Sunday, July 30, 2006

On Fairness

Being fair to both children doesn't always mean giving the same thing to both. For example, Alex and I wouldn't be equally happy with a nice My Little Pony or a stupid set of Magic cards -- if we both got one, only one of us would be happy.

I tried to bring this up in class a couple months ago, when we were discussing designing experiments to test linguistic judgments. Say you want to compare how acceptable people find (1) vs. (2):

(1) She is easy to fight.
(2) She is eager to fight.

But you want to precede these sentences with a context where "she" is introduced, like "Mary is coming over, and she is really mad." That sortof makes sense with both, but it makes more sense with (2) than with (1). In order to avoid introducing variables, you might be tempted to use the same context for both sentences, but there's a trade-off. Maybe to really be "fair", you should use different contexts for both sentences. Then you could ensure that the transition between the context and the target sentence is always equally coherent.

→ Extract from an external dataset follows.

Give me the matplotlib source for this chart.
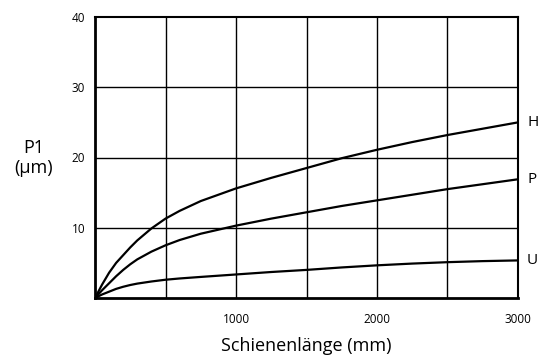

Speaking of coherence, is this making sense?? No one in class understood what I was talking about.

3 Comments:

At 10:39 PM, Blogger Unknown said...

Hmmm. Are there people who find (1) more acceptable than (2)? Because I find (2) perfectly acceptable on its own, whereas (1) seems to need a context. Normally, I would say "She is easy to beat" rather than "She is easy to fight."

But I think I see what you mean. People are assuming that to test the acceptability of the phrase, you would have to use both in the same context.

However, what you seem to be saying is that each phrase might be perfectly acceptable IN ITS OWN BEST CONTEXT, but not very acceptable in the other's best contest.

Hence the parallel to fairness. Also see Dostoevsky, Crime and Punishment. Something about tea and jailed gentlemen.

 
At 1:06 PM, Blogger Child 2.0 said...

Never, ever See: Dostoevsky.

But the point about giving each sentence its own context when determining acceptability is really interesting. It's true that if you use the same lead-in for two sentences, it could favor one or the other, but it's also true that if you use different lead-in's, you have a weaker point of comparison. two variables instead of one.

How about giving both sentences both contexts - or both sentences four contexts?

 
At 2:28 PM, Blogger Unknown said...

I thought Liz's point was that setting up the same context for each phrase that you're testing for acceptibility doesn't really test accurately.

What have you learned about the acceptability of a phrase if you set up a context in which one phrase fits, but the comparison phrase doesn't fit? Do you mark the second one "unacceptable", even if it would work fine elsewhere? And if you set up a context where the second phrase fits well, but the first phrase fails, is the first phrase now the "unacceptable" one?